History

United States
- Name: USS W. W. Burns
- Namesake: Previous name retained
- Acquired: 13 August 1861
- Fate: Unknown
- Notes: Acquired for use as blockship

General characteristics
- Type: Schooner
- Sail plan: Schooner-rigged

= USS W. W. Burns =

Schooner

USS W. W. Burns was a schooner acquired by the United States Navy in 1861.

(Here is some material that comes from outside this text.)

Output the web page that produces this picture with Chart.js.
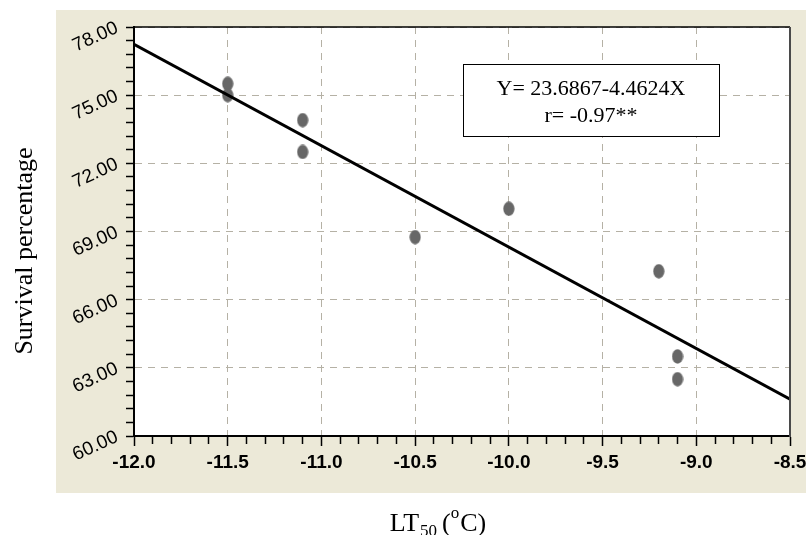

W. W. Burns was a wooden-hulled Chesapeake Bay schooner acquired by the U.S. Navy on 13 August 1861 at Baltimore, Maryland for use as stone-laden blockship during the American Civil War. The purchase of W. W. Burns was one of 22 made at Baltimore in the summer of 1861, and she and the other 21 ships were slated to be loaded with stone, taken to the North Carolina coast, and sunk as blockships off the entrances to the major inlets leading to Albemarle Sound, Pamlico Sound, and Okracoke Sound. The venture was the first of the "stone fleet" projects undertaken by the U.S. Navy during the Civil War, but, due to delays and other problems, it failed.

Some of the 22 ships seem to have remained at their anchorages in Hampton Roads, Virginia, and deteriorated late that summer and into the autumn of 1861. The ultimate fate of W. W. Burns is unrecorded.